But it was the sight of our many family photos that almost brought me to tears.
It had been so long since we’d displayed family photos, other than the occasional snapshot from a recent vacation or the kids’ yearly school pictures. Many of our possessions had remained in storage from the time we’d sold our own home throughout the four years we lived in a rental house, because each time we re-signed the year-long lease, we thought we’d be staying only one more year, and we told ourselves it wasn’t worth the trouble to unpack all those boxes.
But now I can’t stop gazing at the arrangement of family photos that my husband and daughter finished setting up last weekend, because I had no idea how much I’d missed them.
When I thought about it, though, I realized that it had actually been well over four years since I’d seen these photos. The last house we owned was on the market for nearly a year, and our realtor had told us early in the staging process to put away all family photos. “You want potential buyers to picture themselves in this house, not you,” she said. “When people see personal things like photos around, it feels too much like another family lives here.”
At the time, it seemed like more random advice that realtors give – no different from putting out fresh flowers or toasting almonds before an open house to emit an aroma of baking – but ironically, only now that we ourselves live in a house that recently belonged to someone else and those same photos I once had to hide away grace our new rooms do I realize how right she was. Seeing those images again gives our family a tangibility that I didn’t even realize was missing during the years the photos were in storage.
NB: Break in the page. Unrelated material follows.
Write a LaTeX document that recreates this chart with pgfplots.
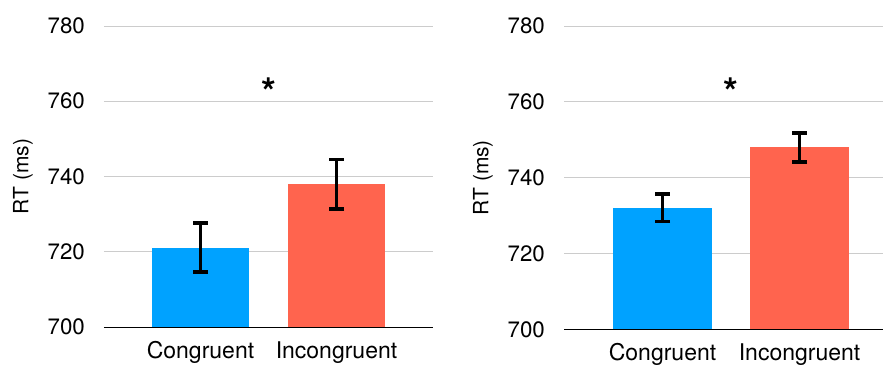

Because at the time, I told myself I didn’t care about all those belongings relegated to the basement. Not having our wedding china out meant we didn’t feel obligated to do formal entertaining. Keeping the telescope unassembled and packed away gave us an excuse to put off learning about astronomy. And the photos were one less thing to dust, I rationalized.
Once or twice while we lived in the rental house, I did say to Rick, “It would be nice to have just one wedding portrait out.” But he pointed out that finding one wedding portrait would probably mean unpacking and repacking five or six boxes, since we hadn’t labeled them all that carefully, and I always gave up on the idea before I got around to doing the actual work of finding the picture I wanted.
But indeed, not having the familiar photos of gatherings, parties, vacations, beach trips, bike rides, sledding, and holidays made me feel as if my family was, on some level, an artifice. It somehow seemed fitting that the only photos in our home during that time were the annually reconstituted school photos, as if we as a family were as superficially posed and falsely colored as those maddeningly fake images, with their comb marks showing in the kids’ normally uncombed hair and the anodyne plum-colored background screen.
Now the family photos are out once again, and like the Velveteen Rabbit, I feel real again. Yes, my family is all around me in the flesh just as it has always been, but also in reflected images of so many happy times from the past. Perhaps that shouldn’t matter. Perhaps all that should really matter is the real living versions of ourselves, not the framed images.
But somehow it does matter. Just as our realtor said, having photos around the house makes it seem like a family lives there. And in this case, now that we are settling into a home where we plan to stay, rather than trying to attract potential buyers to one we need to leave, that’s precisely the feeling we want.